Wednesday, October 23, 2019

Voices From the Past


       There are times that my memory is jogged by something and a person from my past comes to mind and i think, "I wonder what happened to that person?  Most of them are good memories and may have been one of my supervisors in one capaccty or another.  Likewise,  I wonder what happened to the people who struck Christ and buffeted Him on the night of His mock trial?  We sometimes hear of people who are acting in a very perverse way and how another person will not want to stand next to them for fear of God striking them dead with a bolt of lightning.  While God doesn't seem to work that way in most cases today, there still is the fear that He might destroy something as a result of being in conflict with Him and His Word.  In the closing chapters of the Gospel of Mark, we read of the events of that night and how the people indeed hit Him and to spit on Him.  We all think that was at terrible moment and truly it was.  One has to wonder whatever happened to those people who struck the Son of God in anger.  Perhaps the next event was even worse.  Mark 14:72 says, "And the second time the cock crew. And Peter called to mind the word that Jesus said unto him, Before the cock crow twice, thou shalt deny me thrice. And when he thought thereon, he wept."  

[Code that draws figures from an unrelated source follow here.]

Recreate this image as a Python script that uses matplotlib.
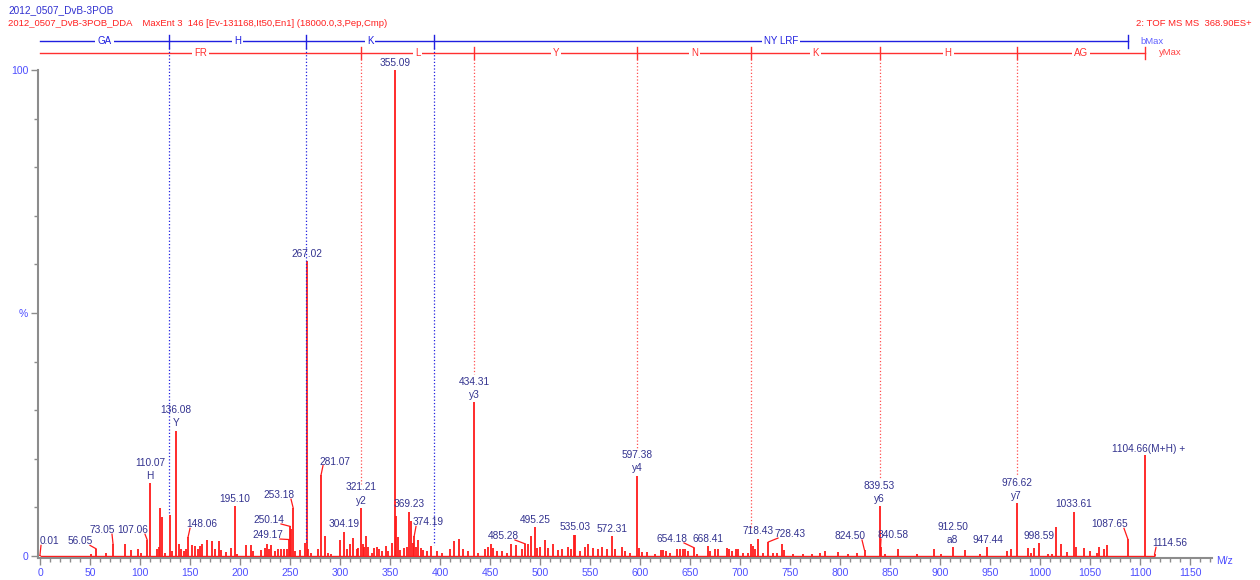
import matplotlib
matplotlib.use("Agg")
import matplotlib.pyplot as plt
from matplotlib.ticker import MultipleLocator, FixedLocator

plt.rcParams['font.family'] = ['Liberation Sans', 'DejaVu Sans']

# spectrum peaks (m/z, relative intensity %)
peak_mz = [
    0.01, 51, 56.05, 66, 73.05, 85, 91, 98, 101, 107.06, 110.07, 117, 119, 120, 122, 125,
    129.5, 131.5, 136.08, 139, 141, 144, 146, 148.06, 151.5, 155, 158, 160, 162, 167, 172,
    175, 179, 181, 186, 191, 195.10, 197, 206, 211, 213, 221, 225, 226.5, 229, 231, 235,
    238, 241, 244, 246.5, 249.17, 250.14, 251.1, 253.18, 255, 260, 265, 267.02, 268, 271,
    278, 281.07, 285, 288, 291,
    300, 304.19, 307, 310, 313, 317, 318, 321.21, 322.5, 324, 326, 328, 332, 334, 337, 339,
    342, 346, 348, 352, 355.09, 356, 358, 360, 364, 367, 369.23, 371, 373, 374.19, 376, 378,
    381, 383, 387, 391, 397, 402, 410, 414, 419, 423, 428, 434.31, 438, 445, 448, 451, 453,
    457, 462, 467, 471, 476, 482, 485.28, 488, 491, 495.25, 497, 500, 505, 508, 513, 518,
    522, 528, 531, 534, 535.03, 540, 545, 548, 553, 558, 562, 567, 572.31, 575, 582, 585, 590,
    597.38, 599, 602, 607, 615, 621, 623, 626, 630, 637, 640, 643, 645, 648, 654.18, 657,
    668.41, 670, 675, 678, 687, 689, 692, 696, 698, 703, 708, 711, 713, 715, 718.43, 723,
    728.43, 733, 737, 742, 744, 753, 763, 772, 780, 785, 798, 808, 817, 824.50, 839.53,
    840.58, 845, 858, 877,
    894, 901, 912.50, 925, 940, 947.44, 967, 971, 976.62, 988, 991, 994, 998.59, 1008, 1012,
    1016, 1021, 1027, 1033.61, 1036, 1044, 1050, 1057, 1059, 1064, 1067, 1087.65, 1104.66,
    1114.56,
]
peak_pct = [
    0.3, 0.5, 1.5, 0.7, 2.5, 2.5, 1.2, 1.5, 0.7, 3.4, 15.0, 1.4, 1.9, 9.9, 8.0, 0.7,
    8.4, 1.0, 25.8, 2.4, 1.5, 1.0, 1.4, 3.9, 2.3, 2.0, 1.4, 2.0, 2.5, 3.4, 3.2,
    1.4, 3.2, 1.2, 0.9, 1.7, 10.2, 0.5, 2.2, 2.3, 1.0, 1.2, 1.7, 2.4, 1.5, 2.3, 1.0,
    1.4, 1.4, 1.4, 1.4, 3.4, 6.1, 5.6, 9.9, 1.0, 1.2, 2.7, 60.7, 1.4, 0.7,
    1.4, 16.7, 4.1, 0.7, 0.5,
    3.4, 5.0, 1.5, 2.4, 3.8, 1.4, 1.7, 9.9, 2.5, 1.8, 4.1, 1.8, 0.7, 1.7, 1.9, 1.4,
    1.0, 2.0, 1.0, 2.7, 100.0, 8.2, 3.9, 1.2, 1.7, 1.8, 9.1, 7.2, 2.7, 4.1, 1.8, 3.4,
    1.7, 1.2, 1.0, 2.0, 1.0, 0.7, 1.4, 3.2, 3.6, 1.4, 1.0, 31.6, 0.7, 1.4, 1.8, 2.4, 1.7,
    1.0, 1.0, 0.7, 2.5, 2.2, 1.5, 2.5, 2.4, 4.1, 5.9, 1.7, 1.8, 3.4, 1.7, 2.5, 1.2,
    1.4, 1.8, 1.4, 4.4, 4.4, 1.0, 1.8, 2.4, 1.7, 1.4, 1.8, 1.4, 4.1, 1.4, 1.8, 1.0, 0.7,
    16.5, 1.7, 0.9, 0.9, 0.5, 1.2, 1.2, 1.0, 0.7, 1.4, 1.4, 1.5, 1.4, 1.0, 1.7, 0.5,
    2.0, 1.0, 1.4, 1.4, 1.7, 1.5, 1.0, 1.5, 1.4, 0.7, 0.7, 2.4, 2.0, 1.4, 3.6, 0.7,
    2.9, 0.7, 0.7, 2.5, 1.2, 0.5, 0.5, 0.5, 0.7, 1.0, 0.9, 0.5, 0.7, 1.2, 10.2,
    1.9, 0.5, 1.4, 0.5,
    1.5, 0.5, 1.8, 1.2, 0.4, 1.8, 1.0, 1.4, 10.9, 1.7, 0.7, 1.7, 2.7, 0.4, 0.4,
    5.9, 2.4, 0.9, 9.1, 1.8, 1.7, 1.0, 0.7, 1.8, 1.5, 2.2, 3.6, 20.7,
    0.4,
]

# labelled peaks
label_mz = [0.01, 56.05, 73.05, 107.06, 110.07, 136.08, 148.06, 195.10, 249.17, 250.14,
            253.18, 267.02, 281.07, 304.19, 321.21, 355.09, 369.23, 374.19, 434.31, 485.28,
            495.25, 535.03, 572.31, 597.38, 654.18, 668.41, 718.43, 728.43, 824.50, 839.53,
            840.58, 912.50, 947.44, 976.62, 998.59, 1033.61, 1087.65, 1104.66, 1114.56]
ion_names = {110.07: 'H', 136.08: 'Y', 321.21: 'y2', 434.31: 'y3', 597.38: 'y4',
             839.53: 'y6', 912.50: 'a8', 976.62: 'y7'}

# sequence ladders
b_bounds = [0, 129.07, 266.13, 394.22, 1087.6]
b_names = ['GA', 'H', 'K', 'NY LRF']
y_bounds = [0, 321.21, 434.31, 597.38, 711.4, 839.53, 976.62, 1104.66]
y_names = ['FR', 'L', 'Y', 'N', 'K', 'H', 'AG']

# labels moved off their peak (text centre x, text bottom y)
label_offsets = {
    0.01: (9, 2.0), 56.05: (40, 2.0), 73.05: (62, 4.3), 107.06: (93, 4.3),
    148.06: (162, 5.5), 249.17: (228, 3.3), 250.14: (229, 6.4), 253.18: (239, 11.5),
    281.07: (295, 18.4), 374.19: (388, 5.9), 485.28: (463, 3.1), 654.18: (632, 2.5),
    728.43: (750, 3.5), 824.50: (810, 3.1), 840.58: (853, 3.3), 1087.65: (1070, 5.5),
    1114.56: (1130, 1.6),
}

RED = '#ff1a1a'
NAVY = '#33338f'
TICKBLUE = '#4d4dff'
BLUE = '#2020e0'
GREY = '#8c8c8c'

fig = plt.figure(figsize=(12.6, 5.8), dpi=100)
ax = fig.add_axes([38 / 1260, 22 / 580, 1174 / 1260, 488 / 580])
ax.set_xlim(-2, 1172)
ax.set_ylim(-0.4, 100)

ax.hlines(0.1, 0, 1115, color=RED, lw=1.0)
ax.vlines(peak_mz, 0, peak_pct, color=RED, lw=1.3)

pct = dict(zip(peak_mz, peak_pct))
fs = 7.3
for mz in label_mz:
    h = pct[mz]
    txt = '%.2f' % mz
    if mz == 1104.66:
        ax.text(mz - 33, h + 0.3, txt + '(M+H) +', color=NAVY, fontsize=fs,
                ha='left', va='bottom')
        continue
    if mz in label_offsets:
        tx, ty = label_offsets[mz]
        ax.text(tx, ty, txt, color=NAVY, fontsize=fs, ha='center', va='bottom')
        half = len(txt) * 2.0
        if tx < mz:
            ex = tx + half
        else:
            ex = tx - half
        ax.plot([ex, mz], [ty + 0.2, h], color=RED, lw=0.9)
        continue
    if mz in ion_names:
        ax.text(mz, h + 0.5, ion_names[mz], color=NAVY, fontsize=fs, ha='center', va='bottom')
        ax.text(mz, h + 3.2, txt, color=NAVY, fontsize=fs, ha='center', va='bottom')
    else:
        ax.text(mz, h + 0.5, txt, color=NAVY, fontsize=fs, ha='center', va='bottom')

# ladders drawn above the plot area
yb, yy = 105.9, 103.5
ax.plot([b_bounds[0], b_bounds[-1]], [yb, yb], color=BLUE, lw=1.0, clip_on=False)
ax.plot([y_bounds[0], y_bounds[-1]], [yy, yy], color='#ff3030', lw=1.0, clip_on=False)
for i, name in enumerate(b_names):
    ax.text((b_bounds[i] + b_bounds[i + 1]) / 2, yb, name, color=BLUE, fontsize=7,
            ha='center', va='center', clip_on=False,
            bbox=dict(facecolor='white', edgecolor='none', pad=1.5))
for i, name in enumerate(y_names):
    ax.text((y_bounds[i] + y_bounds[i + 1]) / 2, yy, name, color='#ff3030', fontsize=7,
            ha='center', va='center', clip_on=False,
            bbox=dict(facecolor='white', edgecolor='none', pad=1.5))
for b in b_bounds[1:]:
    ax.plot([b, b], [yb - 1.3, yb + 1.3], color=BLUE, lw=1.0, clip_on=False)
for y in y_bounds[1:]:
    ax.plot([y, y], [yy - 1.3, yy + 1.3], color='#ff3030', lw=1.0, clip_on=False)

# dotted drop lines from the ladders
b_drop = [8.6, 2.9, 2.2]
for b, low in zip(b_bounds[1:4], b_drop):
    ax.plot([b, b], [yb - 1.3, low], color=BLUE, lw=0.9, ls=':', clip_on=False)
y_drop = [14.8, 37.5, 21.8, 5.8, 16.0, 16.6]
for y, low in zip(y_bounds[1:7], y_drop):
    ax.plot([y, y], [yy - 1.3, low], color='#ff5050', lw=0.9, ls=':', clip_on=False)
ax.text(b_bounds[-1] + 13, yb, 'bMax', color='#6060ff', fontsize=6.8, va='center',
        clip_on=False)
ax.text(y_bounds[-1] + 14, yy, 'yMax', color='#ff4040', fontsize=6.8, va='center',
        clip_on=False)

# axes styling
for side in ['top', 'right']:
    ax.spines[side].set_visible(False)
for side in ['left', 'bottom']:
    ax.spines[side].set_color(GREY)
    ax.spines[side].set_linewidth(1.5)
ax.spines['left'].set_bounds(-0.4, 100)
ax.xaxis.set_major_locator(MultipleLocator(50))
ax.xaxis.set_minor_locator(MultipleLocator(10))
ax.set_xticks(list(range(0, 1151, 50)))
ax.yaxis.set_major_locator(FixedLocator([0, 50, 100]))
ax.yaxis.set_minor_locator(MultipleLocator(10))
ax.set_yticklabels(['0', '%', '100'])
ax.tick_params(which='both', colors=GREY, labelcolor=TICKBLUE, labelsize=7.5, width=1)
ax.tick_params(which='major', length=5, pad=2)
ax.tick_params(which='minor', length=3)

fig.text(1216 / 1260, 1 - 561 / 580, 'M/z', color=TICKBLUE, fontsize=7.5, va='center')
fig.text(8 / 1260, 1 - 10 / 580, '2012_0507_DvB-3POB', color='#3030d0', fontsize=7.2,
         va='center')
fig.text(8 / 1260, 1 - 24 / 580,
         '2012_0507_DvB-3POB_DDA    MaxEnt 3  146 [Ev-131168,It50,En1] (18000.0,3,Pep,Cmp)',
         color='#ff2020', fontsize=6.8, va='center')
fig.text(1252 / 1260, 1 - 24 / 580, '2: TOF MS MS  368.90ES+', color='#ff2020',
         fontsize=6.8, va='center', ha='right')

fig.savefig('out.png', dpi=100)
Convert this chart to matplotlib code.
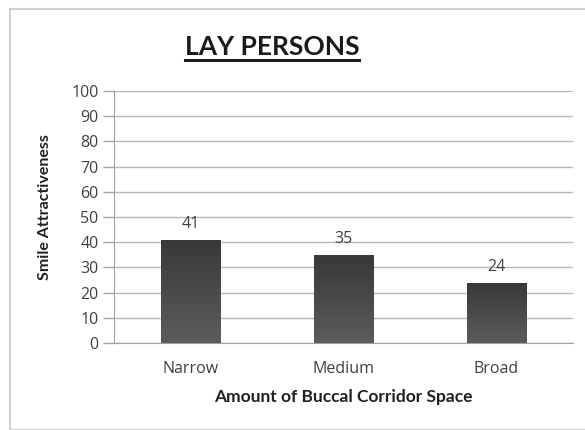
import matplotlib
matplotlib.use("Agg")
import matplotlib.pyplot as plt
import numpy as np
from matplotlib.patches import Rectangle
from matplotlib.lines import Line2D
from matplotlib.colors import LinearSegmentedColormap

categories = ["Narrow", "Medium", "Broad"]
values = [41, 35, 24]
yticks = list(range(0, 101, 10))

W, H = 585, 430
fig = plt.figure(figsize=(W/100, H/100), dpi=100)
fig.patch.set_facecolor("white")

# outer chart border
fig.add_artist(Rectangle((10/W, 0), 1.2, 1 - 9/H, transform=fig.transFigure,
                         fill=False, edgecolor="#d0d0d0", linewidth=1.5))

ax = fig.add_axes([114/W, 1 - 343/H, 459/W, (343 - 91)/H])
x = np.arange(len(categories))
bars = ax.bar(x, values, width=0.39, color="#4a4a4a", zorder=3)

# vertical gradient inside bars
grad = np.linspace(0, 1, 256).reshape(-1, 1)
cmap = LinearSegmentedColormap.from_list("g", ["#5c5c5c", "#383838"])
for b in bars:
    bx, by, bw, bh = b.get_x(), b.get_y(), b.get_width(), b.get_height()
    im = ax.imshow(grad, extent=[bx, bx + bw, by, by + bh], origin="lower",
                   cmap=cmap, aspect="auto", zorder=3.5)
    im.set_clip_path(b)

for xi, v in zip(x, values):
    ax.text(xi, v + 3, str(v), ha="center", va="bottom", fontsize=11.5,
            color="#404040", family="Open Sans")

ax.set_xlim(-0.5, len(categories) - 0.5)
ax.set_ylim(0, 100)
ax.set_yticks(yticks)
ax.set_yticklabels([str(t) for t in yticks], fontsize=11.5, color="#404040", family="Open Sans")
ax.set_xticks(x)
ax.set_xticklabels(categories, fontsize=11.5, color="#404040", family="Open Sans")
ax.tick_params(axis="x", length=0, pad=13)
ax.tick_params(axis="y", length=8, color="#a0a0a0", width=1, pad=3)
ax.yaxis.grid(True, color="#b8b8b8", linewidth=1)
ax.set_axisbelow(True)
for s in ["top", "right"]:
    ax.spines[s].set_visible(False)
ax.spines["left"].set_color("#a0a0a0")
ax.spines["bottom"].set_color("#a0a0a0")

ax.set_ylabel("Smile Attractiveness", fontsize=11.5, fontweight="bold", family="Lato",
              color="#202020")
ax.yaxis.set_label_coords((45 - 114) / 459, (343 - 207) / 252)
ax.set_xlabel("Amount of Buccal Corridor Space", fontsize=12.5, fontweight="bold",
              family="Lato", color="#202020")
ax.xaxis.set_label_coords(0.5, -(397 - 343) / 252)
ax.xaxis.label.set_va("center")
ax.yaxis.label.set_va("center")

title = fig.text(272/W, 1 - 47/H, "LAY PERSONS", ha="center", va="center",
                 fontsize=19, fontweight="bold", family="Lato", color="#1a1a1a")
fig.canvas.draw()
bb = title.get_window_extent()
fig.add_artist(Line2D([bb.x0 / W, bb.x1 / W], [(bb.y0 - 1) / H, (bb.y0 - 1) / H],
                      transform=fig.transFigure, color="#1a1a1a", linewidth=2.2))

fig.savefig("out.png", dpi=100)
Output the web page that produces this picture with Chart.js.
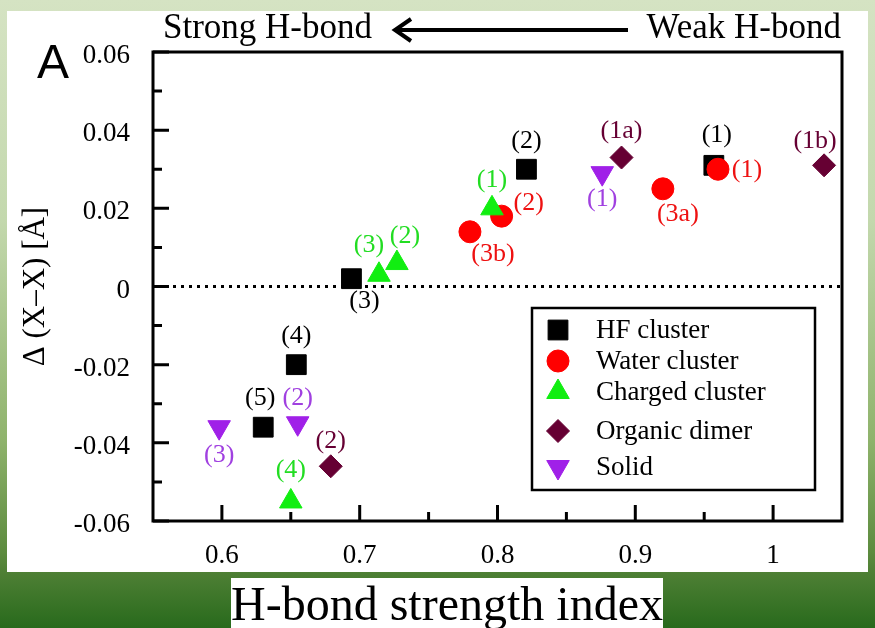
<!DOCTYPE html>
<html>
<head>
<meta charset="utf-8">
<script src="https://cdn.jsdelivr.net/npm/chart.js@4.4.1/dist/chart.umd.min.js"></script>
<style>
  html, body { margin: 0; padding: 0; }
  body {
    width: 875px; height: 628px; overflow: hidden; position: relative;
    background: linear-gradient(to bottom, #d5e3c3 0%, #c3d8ad 35%, #8fb36c 70%, #5c8b3e 88%, #4f8035 91%, #286a1c 100%);
  }
  #panel { position: absolute; left: 7px; top: 11px; width: 861px; height: 561px; background: #fff; }
  #wrap { position: absolute; left: 0; top: 0; width: 875px; height: 628px; }
  #xtitle {
    position: absolute; left: 231px; top: 578px; width: 432px; height: 50px;
    background: #fff; color: #000; text-align: center; white-space: nowrap;
    font: 48px "Liberation Serif", serif; line-height: 52px;
  }
</style>
</head>
<body>
<div id="panel"></div>
<div id="wrap"><canvas id="chart"></canvas></div>
<div id="xtitle">H-bond strength index</div>
<script>
// values
const hfX = [0.957, 0.821, 0.694, 0.654, 0.630];
const hfY = [0.031, 0.030, 0.002, -0.020, -0.036];
const hfLabels = ['(1)', '(2)', '(3)', '(4)', '(5)'];

const waterX = [0.960, 0.803, 0.920, 0.780];
const waterY = [0.030, 0.018, 0.025, 0.014];
const waterLabels = ['(1)', '(2)', '(3a)', '(3b)'];

const chargedX = [0.796, 0.727, 0.714, 0.650];
const chargedY = [0.020, 0.006, 0.003, -0.055];
const chargedLabels = ['(1)', '(2)', '(3)', '(4)'];

const organicX = [0.890, 1.037, 0.679];
const organicY = [0.033, 0.031, -0.046];
const organicLabels = ['(1a)', '(1b)', '(2)'];

const solidX = [0.876, 0.655, 0.598];
const solidY = [0.029, -0.035, -0.036];
const solidLabels = ['(1)', '(2)', '(3)'];

const seriesNames = ['HF cluster', 'Water cluster', 'Charged cluster', 'Organic dimer', 'Solid'];

const xTicks = [0.6, 0.7, 0.8, 0.9, 1.0];
const xTickLabels = ['0.6', '0.7', '0.8', '0.9', '1'];
const xMinorTicks = [0.65, 0.75, 0.85, 0.95];
const yTicks = [0.06, 0.04, 0.02, 0, -0.02, -0.04, -0.06];
const yTickLabels = ['0.06', '0.04', '0.02', '0', '-0.02', '-0.04', '-0.06'];
const yMinorTicks = [0.05, 0.03, 0.01, -0.01, -0.03, -0.05];

// where each point label sits relative to its marker (px)
const labelOffsets = [
  [[3, -28], [0, -26], [13, 24], [0, -26], [-3, -27]],
  [[29, 3], [27, -11], [15, 27], [23, 24]],
  [[0, -26], [8, -25], [-10, -28], [0, -29]],
  [[0, -24], [-9, -22], [0, -23]],
  [[0, 28], [0, -23], [0, 30]]
];
const pointLabels = [hfLabels, waterLabels, chargedLabels, organicLabels, solidLabels];
const labelColors = ['#000000', '#ee1111', '#22dd22', '#660033', '#a040e0'];

const SERIF = '"Liberation Serif", "Times New Roman", serif';

function toPoints(xs, ys) {
  return xs.map((x, i) => ({ x: x, y: ys[i] }));
}

function mkSet(label, xs, ys, color, style, radius, rotation, order) {
  return {
    label: label,
    data: toPoints(xs, ys),
    backgroundColor: color,
    borderColor: color,
    borderWidth: 1,
    pointStyle: style,
    pointRadius: radius,
    pointRotation: rotation,
    order: order
  };
}

// frame, inward ticks, dotted zero line, header, point labels, legend
const decorPlugin = {
  id: 'decor',
  beforeDatasetsDraw(chart) {
    const { ctx, chartArea: a, scales } = chart;
    const y0 = scales.y.getPixelForValue(0);
    ctx.save();
    ctx.strokeStyle = '#000';
    ctx.lineWidth = 3;
    ctx.setLineDash([3, 5]);
    ctx.beginPath();
    ctx.moveTo(a.left + 4, y0);
    ctx.lineTo(a.right, y0);
    ctx.stroke();
    ctx.restore();
  },
  afterDatasetsDraw(chart) {
    const { ctx, chartArea: a, scales } = chart;
    ctx.save();
    ctx.strokeStyle = '#000';
    ctx.lineWidth = 3;
    ctx.beginPath();
    xTicks.forEach(v => {
      const px = scales.x.getPixelForValue(v);
      ctx.moveTo(px, a.bottom); ctx.lineTo(px, a.bottom - 16);
    });
    xMinorTicks.forEach(v => {
      const px = scales.x.getPixelForValue(v);
      ctx.moveTo(px, a.bottom); ctx.lineTo(px, a.bottom - 9);
    });
    yTicks.forEach(v => {
      const py = scales.y.getPixelForValue(v);
      ctx.moveTo(a.left, py); ctx.lineTo(a.left + 16, py);
    });
    yMinorTicks.forEach(v => {
      const py = scales.y.getPixelForValue(v);
      ctx.moveTo(a.left, py); ctx.lineTo(a.left + 9, py);
    });
    ctx.stroke();
    ctx.strokeRect(a.left, a.top, a.right - a.left, a.bottom - a.top);

    // point labels
    ctx.font = '26px ' + SERIF;
    ctx.textAlign = 'center';
    ctx.textBaseline = 'middle';
    chart.data.datasets.forEach((ds, di) => {
      const meta = chart.getDatasetMeta(di);
      meta.data.forEach((pt, j) => {
        const off = labelOffsets[di][j];
        ctx.fillStyle = labelColors[di];
        ctx.fillText(pointLabels[di][j], pt.x + off[0], pt.y + off[1] - 2);
      });
    });
    ctx.restore();
  },
  afterDraw(chart) {
    const { ctx } = chart;
    ctx.save();
    // panel letter
    ctx.fillStyle = '#000';
    ctx.font = '48px "Liberation Sans", Arial, sans-serif';
    ctx.textBaseline = 'alphabetic';
    ctx.textAlign = 'left';
    ctx.fillText('A', 37, 78);

    // header with arrow
    ctx.font = '35px ' + SERIF;
    ctx.fillText('Strong H-bond', 163, 38);
    ctx.textAlign = 'right';
    ctx.fillText('Weak H-bond', 841, 38);
    ctx.strokeStyle = '#000';
    ctx.lineWidth = 4;
    ctx.beginPath();
    ctx.moveTo(397, 30); ctx.lineTo(628, 30);
    ctx.stroke();
    ctx.beginPath();
    ctx.moveTo(411, 19); ctx.lineTo(395, 30); ctx.lineTo(411, 41);
    ctx.stroke();

    // legend box
    const bx = 532, by = 308, bw = 283, bh = 182;
    ctx.fillStyle = '#fff';
    ctx.fillRect(bx, by, bw, bh);
    ctx.lineWidth = 2.5;
    ctx.strokeRect(bx, by, bw, bh);
    const rows = [330, 361, 392, 431, 467];
    ctx.font = '27px ' + SERIF;
    ctx.textAlign = 'left';
    ctx.textBaseline = 'middle';
    chart.data.datasets.forEach((ds, i) => {
      const y = rows[i];
      ctx.fillStyle = ds.backgroundColor;
      ctx.strokeStyle = ds.borderColor;
      ctx.lineWidth = 1;
      Chart.helpers.drawPoint(ctx, {
        pointStyle: ds.pointStyle,
        radius: ds.pointRadius,
        rotation: ds.pointRotation,
        borderWidth: 1
      }, 558, y);
      ctx.fillStyle = '#000';
      ctx.fillText(ds.label, 596, y + 1);
    });
    ctx.restore();
  }
};

new Chart(document.getElementById('chart'), {
  type: 'scatter',
  data: {
    datasets: [
      mkSet(seriesNames[0], hfX, hfY, '#000000', 'rect', 14, 0, 5),
      mkSet(seriesNames[1], waterX, waterY, '#ff0000', 'circle', 11, 0, 4),
      mkSet(seriesNames[2], chargedX, chargedY, '#11ee11', 'triangle', 13, 0, 3),
      mkSet(seriesNames[3], organicX, organicY, '#660033', 'rectRot', 11.5, 0, 2),
      mkSet(seriesNames[4], solidX, solidY, '#a020e8', 'triangle', 13, 180, 1)
    ]
  },
  options: {
    responsive: true,
    maintainAspectRatio: false,
    animation: false,
    events: [],
    layout: { padding: { left: 0, top: 52, right: 33, bottom: 0 } },
    plugins: {
      legend: { display: false },
      tooltip: { enabled: false }
    },
    scales: {
      x: {
        type: 'linear',
        min: 0.55,
        max: 1.05,
        afterBuildTicks: s => { s.ticks = xTicks.map(v => ({ value: v })); },
        afterFit: s => { s.height = 107; },
        grid: { display: false },
        border: { display: false },
        ticks: {
          autoSkip: false,
          maxRotation: 0,
          padding: 11,
          color: '#000',
          font: { family: SERIF, size: 27 },
          callback: (v, i) => xTickLabels[i]
        }
      },
      y: {
        type: 'linear',
        min: -0.06,
        max: 0.06,
        afterBuildTicks: s => { s.ticks = yTicks.map(v => ({ value: v })); },
        afterFit: s => { s.width = 153; },
        grid: { display: false },
        border: { display: false },
        title: {
          display: true,
          text: 'Δ (X–X) [Å]',
          color: '#000',
          font: { family: SERIF, size: 31 },
          padding: { top: 17, bottom: 0 }
        },
        ticks: {
          autoSkip: false,
          padding: 15,
          labelOffset: 4,
          color: '#000',
          font: { family: SERIF, size: 27 },
          callback: (v, i) => yTickLabels[i]
        }
      }
    }
  },
  plugins: [decorPlugin]
});
</script>
</body>
</html>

         One of His own beloved disciples, the Apostle Peter, denied Christ.  He even denied Him three times.  We all know the account as it appears in the Gospels.  Peter had claimed that He would rather die with Him.  This he claimed just a few short hours before the events that led to his denying Christ on that night.  While there are many lessons we might learn from Peter, let us learn just one today.  We don't know what we are going to do in the face of adversity.  We have not suffered so much in this country, at least, as in other countries where saints are being slain for their faith in very brutal ways.  In the same moment, we perhaps do not voice our denials to the world, but we sometimes to deny Christ by our actions.  We begin to adapt the ways of the world into our lives so that we look like the world, smell like the world and act like the world.  We are so much identified with the world that there is no cause for anyone to suspect that we are Christians in the first place.  It is as one person put it, "If we were arrested for being a Christian, would there be enough evidence to convict us?"  For many, it would be a short trial. and the judge would say, "Not guilty."  So, while we did not verbally deny Christ, our lives already had done so.  We have been reminded in the Sermon on the Mount to let our light shine and not to hide it under a bushel.  Christ has instructed us to be His witnesses and we are to fulfill the "one another" commands of the Word of God.  May our lives today be a living testimony of the Lord Jesus Christ.  Praise God today for His faithfulness to us.  May we be faithful to Him.